As a musician, what is your definition of success?
I believe that if I wrote the piece to the best of my ability, and if the music connects with the
players and with listeners, then the piece is a success. If the piece gets played a lot, I can consider
the piece to be even more successful. Sometimes, a piece I’ve written gets a lot more attention than I expected. (The reverse is just as true.) But my definition of success would be whether I thought I did a good job on it and it connected. If I think it’s a good piece and no one else does, I can still be happy with what I did. Sometimes writing a piece is just a matter of problem-solving. If you solved the problem, then, regardless of approval, you have to acknowledge you were successful.
What advice would you give to young/aspiring composers?
In composing, the idea is the thing, but a good idea badly used is really unfortunate.

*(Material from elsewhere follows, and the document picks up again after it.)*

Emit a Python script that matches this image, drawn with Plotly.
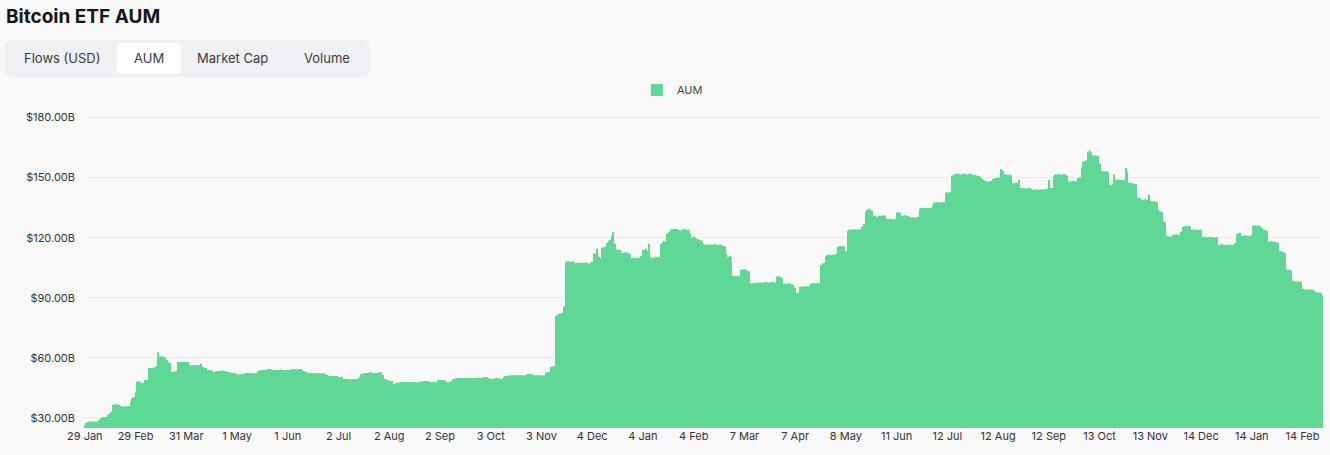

When learning, one cannot underestimate the value of the basics, things like tonality or atonality,
scales, intervals, harmonic systems, melody and form. It can be tedious to learn, but it’s the
foundation of everything else that follows. Music is an art, of course, but it’s primarily a craft, and
it’s the craft that often gets short shrift.
Composers, like all musicians, must practice. They have to learn their craft in order to be fluent.

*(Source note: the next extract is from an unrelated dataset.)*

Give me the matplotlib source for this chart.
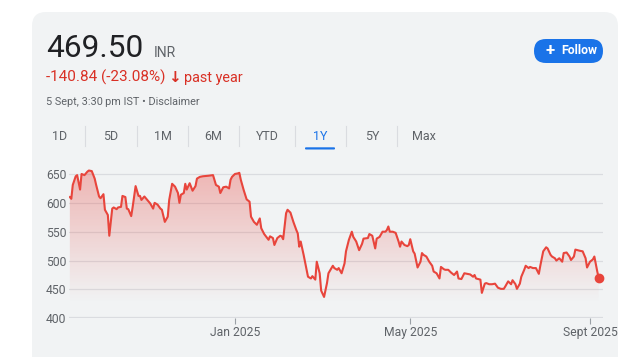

It’s done by practicing over and over and over. Everyone who plays an instrument knows they
have to practice, and so with composing you have to write, write, write. There are some
techniques, like counterpoint or instrumentation, that are unforgiving when ignored or glossed
over. It’s easy to tell music that has been poorly put together. One doesn’t need a great idea to
write a really good piece. But one does have to learn how to make an idea effective.
I think it’s also important to pay attention to music that you don’t particularly like. There’s a
reason you don’t like it, and you should find out what it is. It’s important to listen to and absorb
many different styles and techniques.
What do you feel needs to be done to grow classical music’s audiences?
It’s a truism that people like what they know. It’s too easy to simply say, Just write what people
want to hear and the people will show up. Although that may be partially true, it’s also important
for music to be able to express itself in different and non-traditional ways, in ways that are not
familiar and well-known. Personally, I think we badly need new music. I’ve read that in order for
a new piece to be successful, it should contain music that’s 50 percent familiar and 50 percent
unfamiliar. I’m not sure whether that’s the answer or not, but I do know that personally, I’m
generally not interested in going to a concert that is a reiteration of something that I have listened to all of my life and something I have recordings of at home.
What’s the one thing in the music industry we’re not talking about but you think we should be?
I think it’s important to let new composers get heard. If they don’t get to hear their works played,
they won’t be able to improve them. Composers need to hear what works, what doesn’t; what’s a
reasonable request, what isn’t; and especially what’s worth listening to and what isn’t. Otherwise,
we’re simply hearing the same old familiar pieces over and over.
What next – where would you like to be in 10 years?
Since I’m getting old, just being around would be good. But if I’m around, I want to be writing
music that still has something in it that connects to my listeners.
What is your present state of mind?
Expectant, curious, grateful, and anxiety-free.